If you experienced a feeling of Deja Vu last weekend watching the opening round of the Formula 1 World Championship, then it’s hardly surprising, the Bahrain Gulf Air Grand Prix was a continuation of where the 2022 season left off.
That is, apart from a guest appearance by Alonso on the podium in third following a stunning drive.
The Milton Keynes cat unleashed in Bahrain
The award for best pre-season F1 test sandbag has to go to Ferrari. The Maranello-based team kept their powder dry right up to the start of qualifying. While Red Bull did not really bother the top of the time sheets until Q3, they come second due to their massive “tell” – Christian Horner.
The man never ceased smirking from his arrival in Bahrain till the presentation ceremony at the end of the race. It was at this point that his smugness climaxed as he announced there were three Red Bulls on the podium – two new and one old.
Blood on the walls
The “old” reference was, of course, about the team that came bottom of the sandbagging contest – Aston Martin. AMR’s great leap forward was probably the worst-kept secret in the Bahrain paddock and anywhere else for that matter, after the pre-season test. It’s here that I have to swallow a large lump of humble pie.
I admittedly lampooned Stroll the elder’s “big numbers” proclamations a few weeks back, so here we go; I was wrong! Now that’s over and done with, I can congratulate him and all those at the Aston Martin sweatshop who toiled for their master and his prodigy throughout the winter months.
I might not like the execution (I think there were a number of them), but I salute what has been achieved. F1 is merciless, and to succeed, you must be equally so.
A shared mission
Nicking the services of the equally hard-nosed Fernando Alonso from under the feet of Alpine was always a smart move. The two complement each other, and Alonso provides a level of competitiveness and drive that AMR didn’t have previously.
I’m not knocking Sebastian Vettel, but I’m sure he’d agree that he left his innate desire to win at Ferrari. However, the valiant drive by the Spaniard almost didn’t happen as Stroll, the younger, smacked into the back of him at the first corner.
Alonso described him as his hero after he got out of the car at the end of the race. I wonder how he described him when he saw the playback of the start before the Bahrain podium ceremony…
The W14 Bugger!
Meanwhile, Mercedes continued to flog a dead W13. Re-naming it as W14, unsurprisingly, has changed nothing. Last weekend in Bahrain underlined this fact, and I suspect that it will now join the W13 in the Mercedes reception.
I anticipate two placards under each car with the following announcements: for the W13 it will read: fool me once, shame on you. And under the W14: fool me twice, shame on me. The financial impact of this error cannot be overstated; with contract negotiations now under way with Lewis Hamilton, it will cost Toto more dollars to retain his star driver.

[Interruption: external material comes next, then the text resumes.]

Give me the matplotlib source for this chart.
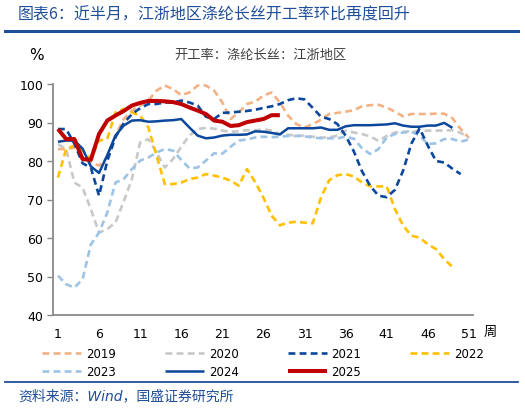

In fact, money probably won’t be a deciding factor here. Hamilton has enough cash to buy almost anything except that elusive eighth World Championship. Top of his demands will be a car that can deliver it! Pick those feet up, Mercedes!
When I grow up…
With the F1 team’s obsession over drivers whose balls have yet to drop or cannot develop facial hair growth beyond a “Dirty Sanchez”. Messrs Alonso and Hamilton gave a timely reminder of what experience and maturity can offer.
Their dice late on in the Bahrain GP was a welcome relief from what was pretty much a foregone conclusion after the first ten laps. Delivering a masterclass display on how to overtake and be overtaken competitively, the two drivers showcased how these rare feats can be achieved without running someone off the road or using blunt force.
Smart Team Principals would also have noted it was done without incurring tens of thousands of dollars in damage! A salient point in the days of budget caps.
Bet you wish your car was hot like moi…. n’est-ce pas
The predicted woes of McLaren became even more self-evident as Oscar Piastri exited after seventeen laps with electrical issues. Possibly a face saver here and a moment to reflect on where Pierre Gasly finished in the seat he could have occupied at Alpine.
His teammate, Lando Norris also fared no better, as he performed the F1 equivalent of the hokey cokey on Sunday evening in Bahrain. A hydraulic problem required Norris to pit every eleven laps to have it re-charged. As he entered the pits for the sixth time, the team gave up the farce with only two laps left in the race! Maybe someone realised that saving the engine would be a better strategy.
A conclusion that would have been more useful had it been reached when the problem first occurred an hour or so earlier. In the words of D-Ream, things can only get better! Bring on Saudi!